U.S. President Donald Trump has shocked his trading partners with tariffs that he prefers to call "reciprocal"—though there is nothing reciprocal about them.

- RAJEEV KHER & HARSHA VARDHANA SINGH

Navigating the era of high US tariffs

These tariffs are calculated by arbitrarily halving the figure obtained by dividing the US trade deficit with a country by US imports from it, defying all reason and logic. The economic interests of smaller economies have suffered more as a result.

These "reciprocal" tariffs have created uncertainty and disruption in world trade, violating established norms and principles of international trade—including the fundamental World Trade Organization (WTO) principles of most-favoured nation (MFN) treatment, national treatment, and the rule that tariffs applied by a country cannot be more than its bound tariffs in the WTO. International trade rules have been turned upside down. This is a major blow to the WTO, at least until the rest of the world finds the courage or coherence to come together and resurrect it from the ensuing debris.

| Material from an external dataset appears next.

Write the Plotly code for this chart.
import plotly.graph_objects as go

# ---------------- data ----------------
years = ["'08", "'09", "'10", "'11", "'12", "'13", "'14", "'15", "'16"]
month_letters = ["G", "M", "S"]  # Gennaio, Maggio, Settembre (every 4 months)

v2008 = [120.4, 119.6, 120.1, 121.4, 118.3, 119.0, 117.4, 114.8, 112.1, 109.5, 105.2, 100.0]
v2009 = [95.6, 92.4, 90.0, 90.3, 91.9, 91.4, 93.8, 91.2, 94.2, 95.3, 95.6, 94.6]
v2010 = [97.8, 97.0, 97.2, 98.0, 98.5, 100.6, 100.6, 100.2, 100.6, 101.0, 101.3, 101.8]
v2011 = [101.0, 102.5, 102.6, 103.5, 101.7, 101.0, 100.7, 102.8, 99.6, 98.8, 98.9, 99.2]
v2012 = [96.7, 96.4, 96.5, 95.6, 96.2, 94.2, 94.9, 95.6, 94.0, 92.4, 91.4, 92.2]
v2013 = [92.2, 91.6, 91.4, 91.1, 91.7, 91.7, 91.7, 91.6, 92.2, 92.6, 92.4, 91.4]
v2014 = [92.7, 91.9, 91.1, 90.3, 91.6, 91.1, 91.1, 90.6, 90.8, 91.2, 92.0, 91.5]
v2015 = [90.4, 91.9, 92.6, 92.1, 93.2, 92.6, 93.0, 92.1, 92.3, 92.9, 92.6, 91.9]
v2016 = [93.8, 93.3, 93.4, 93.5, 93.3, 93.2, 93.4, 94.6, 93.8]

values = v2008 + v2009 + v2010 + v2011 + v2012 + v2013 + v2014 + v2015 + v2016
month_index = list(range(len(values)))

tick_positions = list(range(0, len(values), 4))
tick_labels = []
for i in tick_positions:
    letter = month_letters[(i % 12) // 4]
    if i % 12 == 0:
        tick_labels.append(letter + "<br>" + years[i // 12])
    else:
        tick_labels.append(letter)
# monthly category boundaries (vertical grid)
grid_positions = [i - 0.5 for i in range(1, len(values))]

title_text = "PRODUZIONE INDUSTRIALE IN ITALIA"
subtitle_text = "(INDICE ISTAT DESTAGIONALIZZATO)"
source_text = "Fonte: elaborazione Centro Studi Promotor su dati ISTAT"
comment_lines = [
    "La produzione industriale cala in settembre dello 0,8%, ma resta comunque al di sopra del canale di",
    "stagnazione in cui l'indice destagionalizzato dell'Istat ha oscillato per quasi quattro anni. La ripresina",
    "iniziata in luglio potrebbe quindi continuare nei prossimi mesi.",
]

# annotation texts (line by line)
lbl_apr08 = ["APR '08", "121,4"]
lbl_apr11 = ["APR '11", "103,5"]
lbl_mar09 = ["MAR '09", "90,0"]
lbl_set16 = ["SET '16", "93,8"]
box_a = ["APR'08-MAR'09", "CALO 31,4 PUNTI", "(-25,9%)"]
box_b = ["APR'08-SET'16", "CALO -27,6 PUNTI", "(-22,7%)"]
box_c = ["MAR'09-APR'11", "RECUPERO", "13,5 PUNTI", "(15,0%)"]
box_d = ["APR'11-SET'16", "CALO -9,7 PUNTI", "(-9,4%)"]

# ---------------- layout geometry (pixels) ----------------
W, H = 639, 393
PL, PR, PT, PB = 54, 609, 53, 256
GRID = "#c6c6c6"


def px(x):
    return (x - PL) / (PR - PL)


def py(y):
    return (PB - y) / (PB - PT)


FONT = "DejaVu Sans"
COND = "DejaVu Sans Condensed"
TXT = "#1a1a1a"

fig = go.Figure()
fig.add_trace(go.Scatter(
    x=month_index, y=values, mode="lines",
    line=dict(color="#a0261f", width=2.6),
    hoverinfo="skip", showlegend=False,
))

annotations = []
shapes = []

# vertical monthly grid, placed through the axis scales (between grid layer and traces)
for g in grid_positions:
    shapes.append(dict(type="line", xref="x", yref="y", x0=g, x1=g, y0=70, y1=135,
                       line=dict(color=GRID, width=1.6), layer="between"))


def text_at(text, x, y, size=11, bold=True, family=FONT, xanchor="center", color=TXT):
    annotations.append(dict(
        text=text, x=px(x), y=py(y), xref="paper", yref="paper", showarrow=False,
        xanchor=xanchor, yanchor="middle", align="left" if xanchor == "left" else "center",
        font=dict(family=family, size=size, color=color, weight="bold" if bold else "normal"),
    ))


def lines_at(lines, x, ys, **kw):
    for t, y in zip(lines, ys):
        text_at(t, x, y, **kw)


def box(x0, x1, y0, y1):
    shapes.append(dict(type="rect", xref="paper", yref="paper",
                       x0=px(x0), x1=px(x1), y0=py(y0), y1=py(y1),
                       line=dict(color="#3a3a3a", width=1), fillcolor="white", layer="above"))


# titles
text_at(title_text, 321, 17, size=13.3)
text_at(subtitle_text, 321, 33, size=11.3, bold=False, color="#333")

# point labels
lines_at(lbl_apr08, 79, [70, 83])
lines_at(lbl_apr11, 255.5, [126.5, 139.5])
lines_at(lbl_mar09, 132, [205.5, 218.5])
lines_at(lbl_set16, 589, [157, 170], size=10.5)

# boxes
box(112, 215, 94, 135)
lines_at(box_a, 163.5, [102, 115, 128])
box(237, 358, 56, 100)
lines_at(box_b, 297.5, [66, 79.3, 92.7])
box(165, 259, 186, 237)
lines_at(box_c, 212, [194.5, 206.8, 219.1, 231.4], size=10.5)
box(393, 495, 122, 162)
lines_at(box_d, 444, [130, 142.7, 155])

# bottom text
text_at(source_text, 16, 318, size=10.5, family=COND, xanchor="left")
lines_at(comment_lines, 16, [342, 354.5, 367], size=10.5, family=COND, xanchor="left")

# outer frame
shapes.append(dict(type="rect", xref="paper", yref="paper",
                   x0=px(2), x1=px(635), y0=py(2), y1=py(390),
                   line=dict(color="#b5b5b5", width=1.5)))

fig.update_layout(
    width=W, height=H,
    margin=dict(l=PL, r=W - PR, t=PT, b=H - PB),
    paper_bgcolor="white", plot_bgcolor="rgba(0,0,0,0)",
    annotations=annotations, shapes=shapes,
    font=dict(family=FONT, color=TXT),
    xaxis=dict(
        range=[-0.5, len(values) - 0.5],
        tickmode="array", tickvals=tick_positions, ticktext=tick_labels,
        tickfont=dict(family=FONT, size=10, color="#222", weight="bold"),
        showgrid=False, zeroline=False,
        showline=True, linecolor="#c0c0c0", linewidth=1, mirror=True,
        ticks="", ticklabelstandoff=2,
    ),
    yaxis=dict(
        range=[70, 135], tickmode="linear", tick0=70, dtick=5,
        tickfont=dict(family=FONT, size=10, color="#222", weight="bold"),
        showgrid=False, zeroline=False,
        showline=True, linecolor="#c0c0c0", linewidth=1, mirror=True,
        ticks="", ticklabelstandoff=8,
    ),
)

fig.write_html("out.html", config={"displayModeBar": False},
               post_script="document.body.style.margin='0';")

Significantly, the objective of this exercise has been thought through. Trade partners would be under pressure to: (a) negotiate and "mend their ways," as the order includes a possibility of US tariff reduction if "corrective" steps are taken by other nations (Vietnam has already announced its intention of reducing tariffs for the US); (b) refrain from retaliation, as the US could respond by increasing or expanding the scope of the duties imposed; and (c) focus on Annex II of the order, which provides a list of products for which the tariffs would not apply, including, for example, several pharmaceutical products. While this list covers products that may later be subject to safeguard measures, the idea of excluding certain product categories is worthwhile to consider.